START WITH THE END IN MIND.   Similar to any project, you want to begin with an outline of what it is you want to accomplish.  In this case, you want to create an employee development program for F&I Manager position.  With this in mind, you can start working on it by asking yourself – what kind of an F&I Manager you want to have on your team?  In the case of the dealer group, that created an FDP – or Finance Development Program, they identified the “end-product” – a highly trained and loyal employee who is driven by career development.  To achieve this, they had to have a solid plan for hiring, onboarding/training and development.
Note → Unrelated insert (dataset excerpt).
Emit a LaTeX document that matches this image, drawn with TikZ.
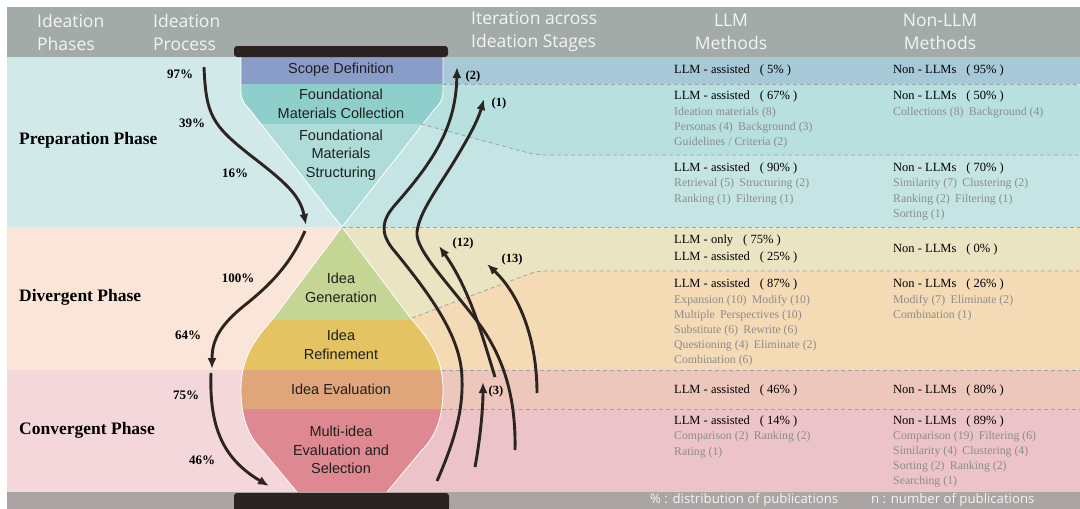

HIRING.  This part is the most critical part of the program.  Getting the right person into your development program is the key.  Using the personality/behavioral testing the dealer group identified behavioral traits of individuals who excelled in F&I.  Utilizing the language that best reflects these behavioral traits, they created a recruitment ad for Manager Trainee position.  Their game plan is to hire individuals from outside of dealerships with no automotive experience.  College grads with ambitions and desire to grow are heavily recruited.  FDP candidates see the end game – being part of Management team and know upfront a step by step way to get there.  After passing behavioral testing and rigorous interviews candidates are hired and referred to as FDPs.
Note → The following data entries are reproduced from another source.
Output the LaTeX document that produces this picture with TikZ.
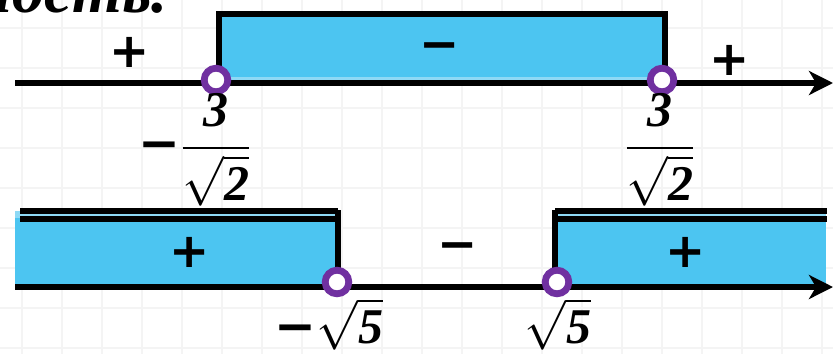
\documentclass[tikz,border=0pt]{standalone}
\usepackage{amsmath}
\usepackage{fontspec}
\setmainfont{Liberation Serif}
\newfontfamily\signfont{DejaVu Sans}
\newcommand{\thickminus}{\mbox{\signfont\bfseries −}}
\usetikzlibrary{arrows.meta}
\definecolor{zonefill}{HTML}{4CC5F1}
\definecolor{zonelite}{HTML}{8ED9F5}
\definecolor{holepurple}{HTML}{7030A0}

\begin{document}
\begin{tikzpicture}[x=0.5pt,y=-0.5pt,
		axis/.style={line width=2.6pt,-{Stealth[length=12pt,width=12pt,inset=3.5pt]}},
		edge/.style={line width=2.6pt},
		zone/.style={fill=zonefill},
		hole/.style={circle,draw=holepurple,fill=white,line width=3.4pt,minimum size=11.8pt,inner sep=0pt},
		sgn/.style={font=\fontsize{24}{28}\signfont\bfseries,inner sep=0pt},
		lbl/.style={font=\fontsize{25}{30}\selectfont\bfseries\itshape,inner sep=0pt}
	]
	\useasboundingbox (0,0) rectangle (833,354);
	
	% graph paper
	\foreach \gx in {22,62,...,822}
		\draw[gray!9,line width=1pt] (\gx,0) -- (\gx,354);
	\foreach \gy in {28,68,...,348}
		\draw[gray!9,line width=1pt] (0,\gy) -- (833,\gy);
	
	% cut heading
	\node[font=\fontsize{32}{36}\selectfont\bfseries\itshape,anchor=base east,inner sep=0pt] (head) at (168,12) {ность.};
	
	% top line: -3/sqrt2 and 3/sqrt2
	\coordinate (p1) at (216,80);
	\coordinate (p2) at (662,80);
	\fill[zone] (219,16) rectangle (663,81);
	\fill[zonelite] (219,77) rectangle (663,81);
	\coordinate (t0) at (15,83);
	\coordinate (t9) at (833,83);
	\draw[axis] (t0) -- (t9);
	\draw[edge] (p1) ++(3,0) |- (665,14) -- (665,80);
	\node[hole] (a1) at (p1) {};
	\node[hole] (a2) at (p2) {};
	
	\node[sgn] (s1) at (130,52) {+};
	\node[sgn] (s2) at (440,52) {−};
	\node[sgn] (s3) at (730,60) {+};
	
	\node[lbl] (l1) at (195,150) {$\thickminus\dfrac{\textit{3}}{\sqrt{\textit{2}}}$};
	\node[lbl] (l2) at (660,150) {$\dfrac{\textit{3}}{\sqrt{\textit{2}}}$};
	
	% bottom line: -sqrt5 and sqrt5
	\coordinate (q1) at (337,282);
	\coordinate (q2) at (557,282);
	\fill[zone] (15,212) rectangle (337,285);
	\fill[zone] (555,212) rectangle (826,285);
	\fill[zonelite] (15,211) rectangle (337,218);
	\fill[zonelite] (555,211) rectangle (826,218);
	\coordinate (b0) at (15,287);
	\coordinate (b9) at (833,287);
	\draw[axis] (b0) -- (b9);
	\draw[edge] (20,211) -- (338,211);
	\draw[edge] (20,219) -- (338,219);
	\draw[edge] (555,211) -- (827,211);
	\draw[edge] (555,219) -- (827,219);
	\draw[edge] (q1) ++(1,0) -- (338,210);
	\draw[edge] (q2) ++(-2,0) -- (555,210);
	\node[hole] (b1) at (q1) {};
	\node[hole] (b2) at (q2) {};
	
	\node[sgn] (s4) at (190,252) {+};
	\node[sgn] (s5) at (458,252) {−};
	\node[sgn] (s6) at (686,252) {+};
	
	\node[lbl] (l3) at (329,324) {$\thickminus\sqrt{\textit{5}}$};
	\node[lbl] (l4) at (558,324) {$\sqrt{\textit{5}}$};
\end{tikzpicture}
\end{document}
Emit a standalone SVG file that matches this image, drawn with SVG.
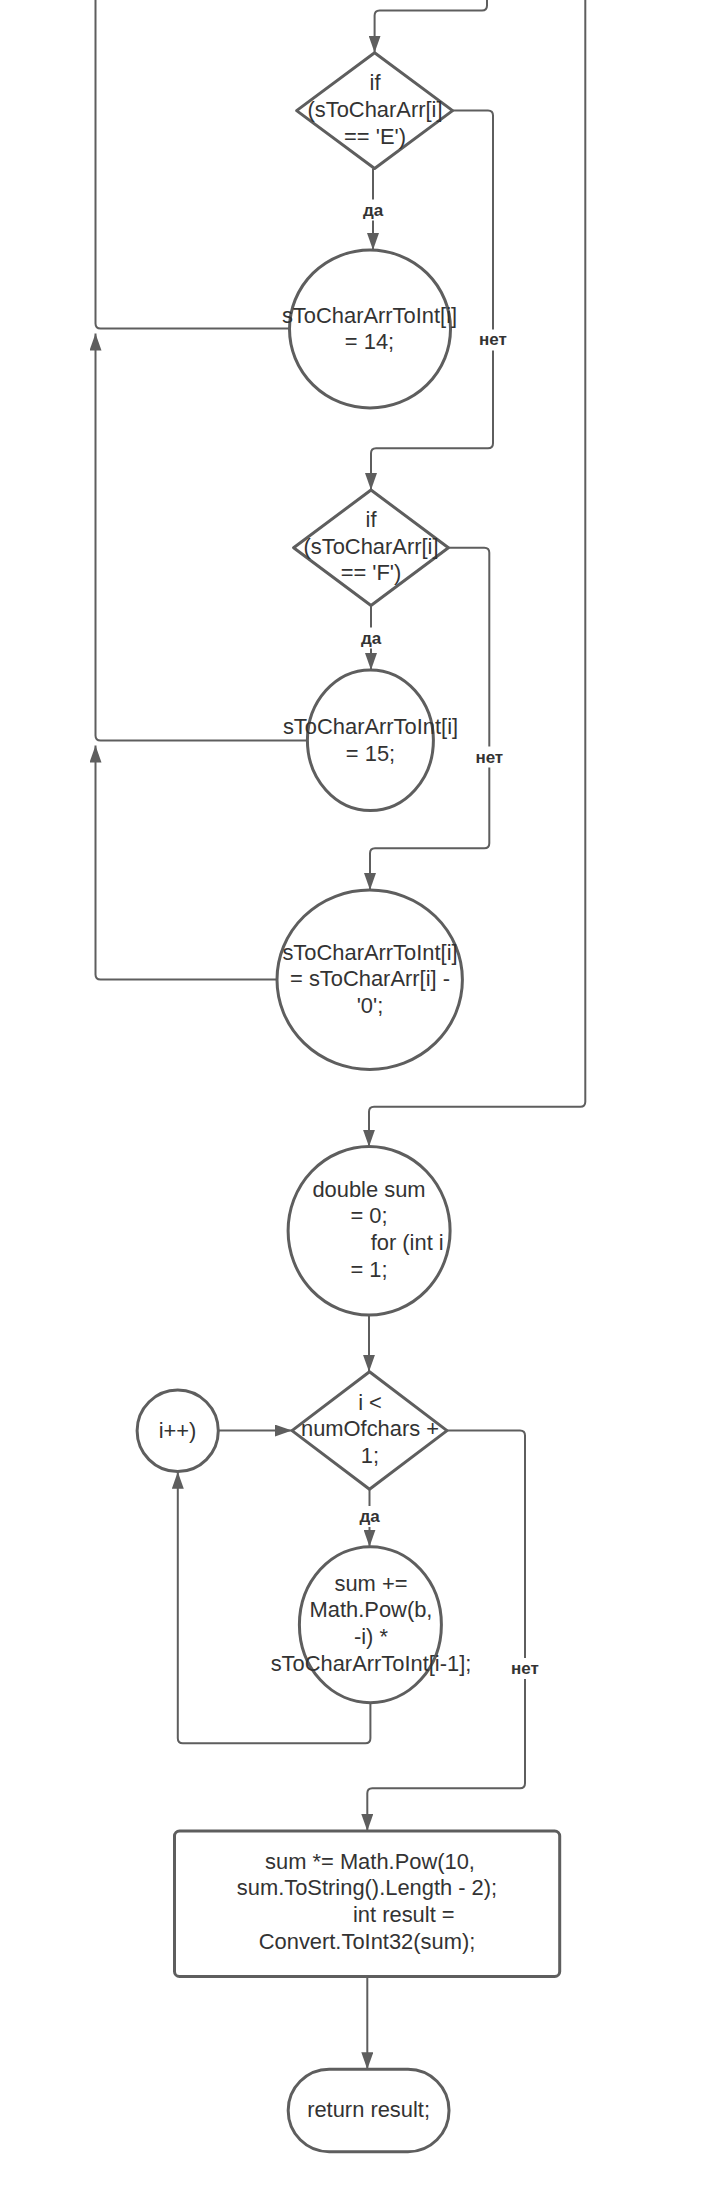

ONBOARDING AND TRAINING  Part of FDP’s onboarding is learning how to sell cars.  This is both a need to understand the business and a testing period.  Management team agrees on FDPs sales performance expectations.  If you ever sat in F&I chair and perform at the highest level, you probably can look back and see what it took for you to get there.  Break it down and see what components of this job one has learn first and what cadence of learning would work best?  One thing is for sure FDPs have to learn how to sell cars.  There are multiple skills an FDP candidate has to learn, starting with administrative like paperwork and product knowledge.  Then comes menu presentation, selling intangibles and overcoming objections.  Later lender skills.  What happens most of the time with new F&I Managers they are simply being thrown into their position and like most job in automotive its sink or swim.  Even with best intentions, most senior F&I folks do not have much time for coaching.  This is why this group designed a self-guided study course.  While selling cars FDP candidates are learning F&I skills.
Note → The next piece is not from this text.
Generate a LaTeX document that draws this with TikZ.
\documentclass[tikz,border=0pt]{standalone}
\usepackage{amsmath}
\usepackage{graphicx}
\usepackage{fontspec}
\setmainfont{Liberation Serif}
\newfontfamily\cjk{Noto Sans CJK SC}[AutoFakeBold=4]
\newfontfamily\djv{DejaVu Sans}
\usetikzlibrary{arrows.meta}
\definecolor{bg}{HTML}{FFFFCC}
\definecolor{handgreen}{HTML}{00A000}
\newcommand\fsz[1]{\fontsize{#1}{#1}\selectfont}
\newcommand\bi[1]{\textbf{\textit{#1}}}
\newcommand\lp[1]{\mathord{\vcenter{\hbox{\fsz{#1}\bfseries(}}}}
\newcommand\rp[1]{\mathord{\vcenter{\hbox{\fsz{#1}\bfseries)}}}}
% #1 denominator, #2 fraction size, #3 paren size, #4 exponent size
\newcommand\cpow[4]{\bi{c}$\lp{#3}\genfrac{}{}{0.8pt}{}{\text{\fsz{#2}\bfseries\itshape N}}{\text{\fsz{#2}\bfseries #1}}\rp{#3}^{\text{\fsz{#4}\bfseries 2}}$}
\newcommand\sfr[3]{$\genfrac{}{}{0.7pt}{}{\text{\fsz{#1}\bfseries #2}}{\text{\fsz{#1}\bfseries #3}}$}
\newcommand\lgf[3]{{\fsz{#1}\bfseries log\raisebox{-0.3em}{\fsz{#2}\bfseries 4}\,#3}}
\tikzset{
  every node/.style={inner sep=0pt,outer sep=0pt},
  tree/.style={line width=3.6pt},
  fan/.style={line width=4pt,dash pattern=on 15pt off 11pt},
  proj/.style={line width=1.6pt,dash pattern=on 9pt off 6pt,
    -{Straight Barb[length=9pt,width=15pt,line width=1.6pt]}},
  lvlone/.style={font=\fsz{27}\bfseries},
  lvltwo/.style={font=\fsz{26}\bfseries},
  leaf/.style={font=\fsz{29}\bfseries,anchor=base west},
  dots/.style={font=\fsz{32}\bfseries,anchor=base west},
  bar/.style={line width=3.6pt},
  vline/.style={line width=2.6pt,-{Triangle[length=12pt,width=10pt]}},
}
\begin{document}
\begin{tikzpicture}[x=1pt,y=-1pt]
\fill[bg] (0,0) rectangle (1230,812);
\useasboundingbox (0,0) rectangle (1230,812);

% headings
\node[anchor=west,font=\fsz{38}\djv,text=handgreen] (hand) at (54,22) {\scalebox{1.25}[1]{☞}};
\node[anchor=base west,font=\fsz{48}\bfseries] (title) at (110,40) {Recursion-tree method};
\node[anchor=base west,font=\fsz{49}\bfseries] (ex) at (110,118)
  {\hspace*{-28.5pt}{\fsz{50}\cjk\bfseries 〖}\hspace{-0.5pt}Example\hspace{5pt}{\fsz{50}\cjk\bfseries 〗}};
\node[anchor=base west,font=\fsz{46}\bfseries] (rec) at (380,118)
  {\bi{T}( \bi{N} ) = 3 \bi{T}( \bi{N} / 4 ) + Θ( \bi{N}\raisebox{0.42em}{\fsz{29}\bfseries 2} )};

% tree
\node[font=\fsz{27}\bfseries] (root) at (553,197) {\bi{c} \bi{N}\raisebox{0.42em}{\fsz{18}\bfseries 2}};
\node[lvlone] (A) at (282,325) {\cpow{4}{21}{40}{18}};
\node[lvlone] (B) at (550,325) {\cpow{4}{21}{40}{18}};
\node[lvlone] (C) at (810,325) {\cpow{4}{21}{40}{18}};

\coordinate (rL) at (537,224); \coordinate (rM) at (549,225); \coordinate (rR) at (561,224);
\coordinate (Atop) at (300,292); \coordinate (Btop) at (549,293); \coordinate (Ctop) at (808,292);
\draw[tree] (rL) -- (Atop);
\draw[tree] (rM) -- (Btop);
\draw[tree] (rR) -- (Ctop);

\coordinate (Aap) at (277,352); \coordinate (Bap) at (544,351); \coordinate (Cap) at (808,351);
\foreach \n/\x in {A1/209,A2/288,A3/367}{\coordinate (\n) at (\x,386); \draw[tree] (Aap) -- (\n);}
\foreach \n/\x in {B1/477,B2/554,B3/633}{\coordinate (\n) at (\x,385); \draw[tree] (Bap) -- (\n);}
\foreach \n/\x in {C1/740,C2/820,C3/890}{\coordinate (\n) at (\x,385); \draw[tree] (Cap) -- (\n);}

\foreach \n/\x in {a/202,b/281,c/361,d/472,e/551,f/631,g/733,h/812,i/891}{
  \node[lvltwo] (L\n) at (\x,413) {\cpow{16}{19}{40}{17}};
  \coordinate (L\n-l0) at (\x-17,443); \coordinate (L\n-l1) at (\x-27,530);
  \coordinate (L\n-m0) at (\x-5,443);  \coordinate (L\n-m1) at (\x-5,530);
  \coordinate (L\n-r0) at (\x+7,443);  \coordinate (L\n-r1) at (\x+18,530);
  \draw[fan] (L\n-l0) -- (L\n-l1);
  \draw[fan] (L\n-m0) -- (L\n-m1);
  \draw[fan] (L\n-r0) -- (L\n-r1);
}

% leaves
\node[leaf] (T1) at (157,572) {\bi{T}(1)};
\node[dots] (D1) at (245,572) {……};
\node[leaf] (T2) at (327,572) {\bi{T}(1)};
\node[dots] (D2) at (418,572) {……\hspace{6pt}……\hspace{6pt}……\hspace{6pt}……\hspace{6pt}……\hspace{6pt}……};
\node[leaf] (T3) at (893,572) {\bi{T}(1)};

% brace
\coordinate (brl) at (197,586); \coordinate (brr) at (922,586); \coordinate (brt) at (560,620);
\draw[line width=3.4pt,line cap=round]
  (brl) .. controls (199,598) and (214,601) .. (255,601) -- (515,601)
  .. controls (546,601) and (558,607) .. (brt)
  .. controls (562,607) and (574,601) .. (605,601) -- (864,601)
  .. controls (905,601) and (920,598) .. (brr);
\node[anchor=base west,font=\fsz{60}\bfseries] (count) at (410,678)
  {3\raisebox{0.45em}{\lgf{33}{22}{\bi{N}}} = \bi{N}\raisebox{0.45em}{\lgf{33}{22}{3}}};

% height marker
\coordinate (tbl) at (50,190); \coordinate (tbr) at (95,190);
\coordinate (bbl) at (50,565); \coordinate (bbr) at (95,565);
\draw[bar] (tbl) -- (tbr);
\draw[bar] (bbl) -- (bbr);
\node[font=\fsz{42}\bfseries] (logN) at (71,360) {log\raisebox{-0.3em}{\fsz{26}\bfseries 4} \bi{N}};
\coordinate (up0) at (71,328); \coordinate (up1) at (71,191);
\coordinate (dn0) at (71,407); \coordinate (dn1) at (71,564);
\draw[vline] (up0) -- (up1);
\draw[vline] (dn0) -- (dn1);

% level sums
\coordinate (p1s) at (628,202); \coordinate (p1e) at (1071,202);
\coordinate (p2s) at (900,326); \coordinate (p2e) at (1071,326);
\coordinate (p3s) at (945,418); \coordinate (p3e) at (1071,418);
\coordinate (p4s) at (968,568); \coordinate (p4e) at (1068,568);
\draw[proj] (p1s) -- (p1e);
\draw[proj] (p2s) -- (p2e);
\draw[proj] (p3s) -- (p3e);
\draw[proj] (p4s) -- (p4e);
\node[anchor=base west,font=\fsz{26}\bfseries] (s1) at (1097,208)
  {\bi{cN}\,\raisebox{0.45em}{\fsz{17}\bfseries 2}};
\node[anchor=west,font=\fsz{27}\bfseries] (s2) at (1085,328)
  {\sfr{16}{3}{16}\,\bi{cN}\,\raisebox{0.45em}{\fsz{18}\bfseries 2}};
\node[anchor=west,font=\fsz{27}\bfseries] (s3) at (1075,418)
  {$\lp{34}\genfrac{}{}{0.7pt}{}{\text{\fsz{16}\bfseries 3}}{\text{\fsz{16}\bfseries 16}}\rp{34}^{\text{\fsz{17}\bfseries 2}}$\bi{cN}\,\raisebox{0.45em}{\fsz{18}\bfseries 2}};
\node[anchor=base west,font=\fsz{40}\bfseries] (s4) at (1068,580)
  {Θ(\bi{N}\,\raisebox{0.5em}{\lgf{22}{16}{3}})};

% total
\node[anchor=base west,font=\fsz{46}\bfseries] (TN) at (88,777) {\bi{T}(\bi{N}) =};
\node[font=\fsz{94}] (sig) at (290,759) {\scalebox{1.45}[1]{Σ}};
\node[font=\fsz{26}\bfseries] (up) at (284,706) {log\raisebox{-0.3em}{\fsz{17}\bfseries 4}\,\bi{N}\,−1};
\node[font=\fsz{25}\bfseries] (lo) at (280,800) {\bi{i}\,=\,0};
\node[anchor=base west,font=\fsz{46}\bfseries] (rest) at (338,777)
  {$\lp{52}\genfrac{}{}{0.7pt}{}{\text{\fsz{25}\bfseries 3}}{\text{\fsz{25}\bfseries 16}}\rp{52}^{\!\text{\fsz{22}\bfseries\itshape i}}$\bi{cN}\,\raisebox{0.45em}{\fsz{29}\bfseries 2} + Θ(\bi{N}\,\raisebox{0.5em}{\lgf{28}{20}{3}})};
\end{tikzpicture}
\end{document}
DEVELOPMENT.  During self-guided studyFDPs are periodically tested after passing certain milestones and completing portions of their guides.  Management staff monitors progress and with this structured process FDPs are progressing at their own speed.  While the program is designed to be completed within six months, some are able to complete this development portion within three months.  Depending on the needs of a dealership upon graduation, FDPs get promoted into F&I Assistant Manager or move to another location within the  group. 

Utilizing Finance Development Program, this dealer group was able to lower turnover in F&I and create a leadership pipeline, with many of the first year graduates working throughout the group in various management positions.  Today, they are using this template to create employee development program for service and other critical positions within the group.